## BEGIN Data section

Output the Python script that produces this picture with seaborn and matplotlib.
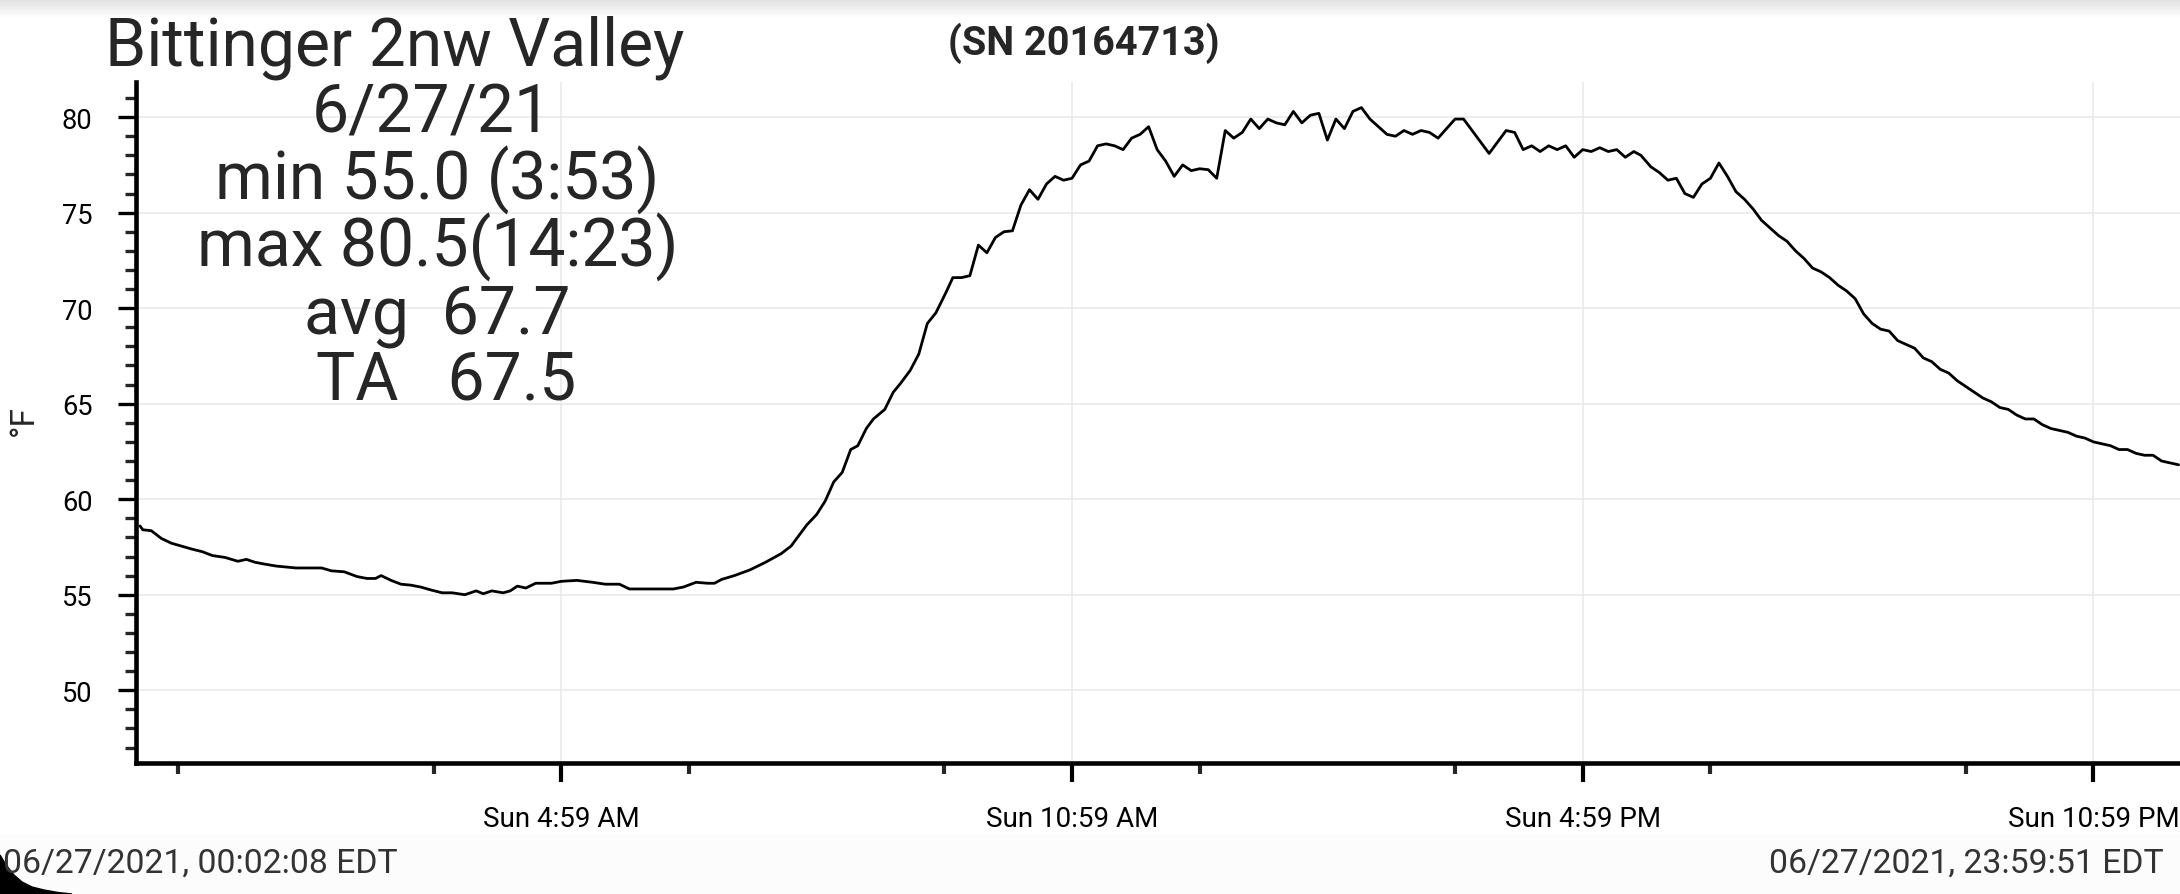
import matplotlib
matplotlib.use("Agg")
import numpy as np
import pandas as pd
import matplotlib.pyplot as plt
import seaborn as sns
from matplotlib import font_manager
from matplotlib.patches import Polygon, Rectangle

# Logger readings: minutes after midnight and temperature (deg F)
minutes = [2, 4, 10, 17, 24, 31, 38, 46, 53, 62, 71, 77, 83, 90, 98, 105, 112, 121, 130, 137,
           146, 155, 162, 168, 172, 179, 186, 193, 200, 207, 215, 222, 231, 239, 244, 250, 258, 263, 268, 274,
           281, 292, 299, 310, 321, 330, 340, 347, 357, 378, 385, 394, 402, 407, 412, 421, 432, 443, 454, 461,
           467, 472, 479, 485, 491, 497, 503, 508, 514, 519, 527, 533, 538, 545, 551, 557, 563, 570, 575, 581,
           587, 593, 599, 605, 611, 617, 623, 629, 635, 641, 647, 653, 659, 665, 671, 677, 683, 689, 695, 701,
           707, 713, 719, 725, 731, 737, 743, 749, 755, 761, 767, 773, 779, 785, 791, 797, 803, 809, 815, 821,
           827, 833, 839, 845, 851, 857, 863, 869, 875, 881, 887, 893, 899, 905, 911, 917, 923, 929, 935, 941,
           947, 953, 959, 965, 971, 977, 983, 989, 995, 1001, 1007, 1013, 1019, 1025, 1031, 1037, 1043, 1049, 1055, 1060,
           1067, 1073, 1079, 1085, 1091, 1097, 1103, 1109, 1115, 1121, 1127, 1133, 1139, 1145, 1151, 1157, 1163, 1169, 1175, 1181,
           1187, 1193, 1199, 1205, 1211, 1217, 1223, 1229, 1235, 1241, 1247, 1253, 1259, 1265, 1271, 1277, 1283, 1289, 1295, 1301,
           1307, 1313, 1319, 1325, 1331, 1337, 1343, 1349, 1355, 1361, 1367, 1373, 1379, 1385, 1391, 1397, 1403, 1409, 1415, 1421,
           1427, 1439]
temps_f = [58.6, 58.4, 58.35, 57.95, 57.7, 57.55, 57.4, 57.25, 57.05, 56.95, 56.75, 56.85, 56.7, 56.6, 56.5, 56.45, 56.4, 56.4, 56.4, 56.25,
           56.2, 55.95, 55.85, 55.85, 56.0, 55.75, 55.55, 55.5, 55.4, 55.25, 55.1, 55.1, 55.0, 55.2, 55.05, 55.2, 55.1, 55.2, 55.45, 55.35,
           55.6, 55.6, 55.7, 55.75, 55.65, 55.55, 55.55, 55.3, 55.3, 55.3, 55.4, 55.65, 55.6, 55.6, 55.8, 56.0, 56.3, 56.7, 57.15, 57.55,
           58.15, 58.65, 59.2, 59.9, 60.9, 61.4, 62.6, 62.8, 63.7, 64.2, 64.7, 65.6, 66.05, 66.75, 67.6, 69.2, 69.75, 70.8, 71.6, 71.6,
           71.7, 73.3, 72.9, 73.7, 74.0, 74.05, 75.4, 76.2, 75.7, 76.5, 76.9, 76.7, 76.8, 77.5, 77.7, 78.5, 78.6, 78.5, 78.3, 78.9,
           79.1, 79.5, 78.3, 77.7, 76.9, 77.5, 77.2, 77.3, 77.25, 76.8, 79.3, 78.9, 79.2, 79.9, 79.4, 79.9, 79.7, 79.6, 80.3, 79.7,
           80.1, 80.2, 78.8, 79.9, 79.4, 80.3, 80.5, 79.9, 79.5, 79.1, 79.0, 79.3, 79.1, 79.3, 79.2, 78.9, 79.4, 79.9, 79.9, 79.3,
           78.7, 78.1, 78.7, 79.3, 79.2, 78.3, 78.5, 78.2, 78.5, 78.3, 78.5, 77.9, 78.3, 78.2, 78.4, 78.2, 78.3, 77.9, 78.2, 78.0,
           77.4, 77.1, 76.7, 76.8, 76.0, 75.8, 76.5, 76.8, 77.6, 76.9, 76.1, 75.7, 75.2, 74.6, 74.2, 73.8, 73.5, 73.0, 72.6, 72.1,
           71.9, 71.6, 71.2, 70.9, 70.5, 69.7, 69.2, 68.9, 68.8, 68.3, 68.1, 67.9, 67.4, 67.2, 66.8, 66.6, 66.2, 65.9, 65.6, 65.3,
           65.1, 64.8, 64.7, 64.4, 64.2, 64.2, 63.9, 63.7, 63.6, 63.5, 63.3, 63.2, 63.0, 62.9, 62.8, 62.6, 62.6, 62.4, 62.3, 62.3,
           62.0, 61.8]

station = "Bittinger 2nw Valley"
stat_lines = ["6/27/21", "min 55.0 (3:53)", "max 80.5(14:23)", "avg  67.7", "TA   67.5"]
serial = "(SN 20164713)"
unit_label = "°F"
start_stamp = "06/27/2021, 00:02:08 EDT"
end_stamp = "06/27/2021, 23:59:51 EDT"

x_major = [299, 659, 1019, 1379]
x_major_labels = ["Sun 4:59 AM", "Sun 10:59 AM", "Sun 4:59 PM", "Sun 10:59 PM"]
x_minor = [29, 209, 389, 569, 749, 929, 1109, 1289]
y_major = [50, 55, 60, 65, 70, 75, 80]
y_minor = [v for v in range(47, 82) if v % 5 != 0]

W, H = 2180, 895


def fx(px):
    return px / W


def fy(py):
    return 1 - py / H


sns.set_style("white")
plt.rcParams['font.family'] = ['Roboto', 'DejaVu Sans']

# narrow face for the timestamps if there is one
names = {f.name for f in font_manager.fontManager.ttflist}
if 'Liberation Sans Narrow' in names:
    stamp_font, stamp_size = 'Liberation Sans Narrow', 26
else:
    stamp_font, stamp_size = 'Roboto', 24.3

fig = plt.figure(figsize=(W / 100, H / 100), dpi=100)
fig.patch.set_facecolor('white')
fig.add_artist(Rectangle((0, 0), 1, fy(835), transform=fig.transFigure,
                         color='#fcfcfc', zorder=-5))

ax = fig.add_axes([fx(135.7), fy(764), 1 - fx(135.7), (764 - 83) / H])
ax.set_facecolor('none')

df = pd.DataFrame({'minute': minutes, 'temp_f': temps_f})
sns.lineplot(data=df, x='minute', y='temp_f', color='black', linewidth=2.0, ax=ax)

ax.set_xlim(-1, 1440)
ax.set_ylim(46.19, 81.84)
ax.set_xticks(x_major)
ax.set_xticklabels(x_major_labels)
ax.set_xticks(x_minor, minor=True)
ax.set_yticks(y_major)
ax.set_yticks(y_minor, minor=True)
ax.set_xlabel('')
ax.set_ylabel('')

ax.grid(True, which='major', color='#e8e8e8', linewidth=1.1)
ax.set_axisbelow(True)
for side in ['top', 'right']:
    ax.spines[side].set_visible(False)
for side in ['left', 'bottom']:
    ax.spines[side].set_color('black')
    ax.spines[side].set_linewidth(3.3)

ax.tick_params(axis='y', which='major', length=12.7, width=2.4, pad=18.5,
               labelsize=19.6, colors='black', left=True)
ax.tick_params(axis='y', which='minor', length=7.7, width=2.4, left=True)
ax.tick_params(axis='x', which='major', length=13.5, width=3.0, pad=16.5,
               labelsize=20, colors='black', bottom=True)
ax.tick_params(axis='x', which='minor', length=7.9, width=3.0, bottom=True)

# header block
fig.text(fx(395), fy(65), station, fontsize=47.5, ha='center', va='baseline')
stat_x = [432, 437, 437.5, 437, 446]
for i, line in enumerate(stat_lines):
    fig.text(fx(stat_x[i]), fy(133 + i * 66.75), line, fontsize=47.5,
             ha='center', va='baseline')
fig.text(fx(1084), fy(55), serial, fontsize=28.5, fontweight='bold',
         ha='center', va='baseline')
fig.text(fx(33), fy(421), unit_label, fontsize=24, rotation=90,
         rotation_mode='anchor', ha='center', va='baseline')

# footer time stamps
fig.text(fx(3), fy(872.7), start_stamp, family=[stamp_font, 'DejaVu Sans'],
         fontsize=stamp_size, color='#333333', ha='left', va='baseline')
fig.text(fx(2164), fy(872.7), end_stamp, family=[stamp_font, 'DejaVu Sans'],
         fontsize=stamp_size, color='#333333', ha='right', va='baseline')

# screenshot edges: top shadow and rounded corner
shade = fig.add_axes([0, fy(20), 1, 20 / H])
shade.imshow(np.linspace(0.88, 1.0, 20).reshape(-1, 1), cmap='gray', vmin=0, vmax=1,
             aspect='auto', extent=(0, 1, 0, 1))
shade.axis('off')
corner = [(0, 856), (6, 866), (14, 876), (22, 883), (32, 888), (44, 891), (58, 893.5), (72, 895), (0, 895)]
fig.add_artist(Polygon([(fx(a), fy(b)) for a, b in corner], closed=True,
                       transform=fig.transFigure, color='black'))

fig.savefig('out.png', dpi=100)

## END Data section

• Exercise aim: Leave out the pictures. Transcribe only the lines above, from the first through the one that contains "from matplotlib.patches import".

• Finished task:
Output the Python script that produces this picture with seaborn and matplotlib.
import matplotlib
matplotlib.use("Agg")
import numpy as np
import pandas as pd
import matplotlib.pyplot as plt
import seaborn as sns
from matplotlib import font_manager
from matplotlib.patches import Polygon, Rectangle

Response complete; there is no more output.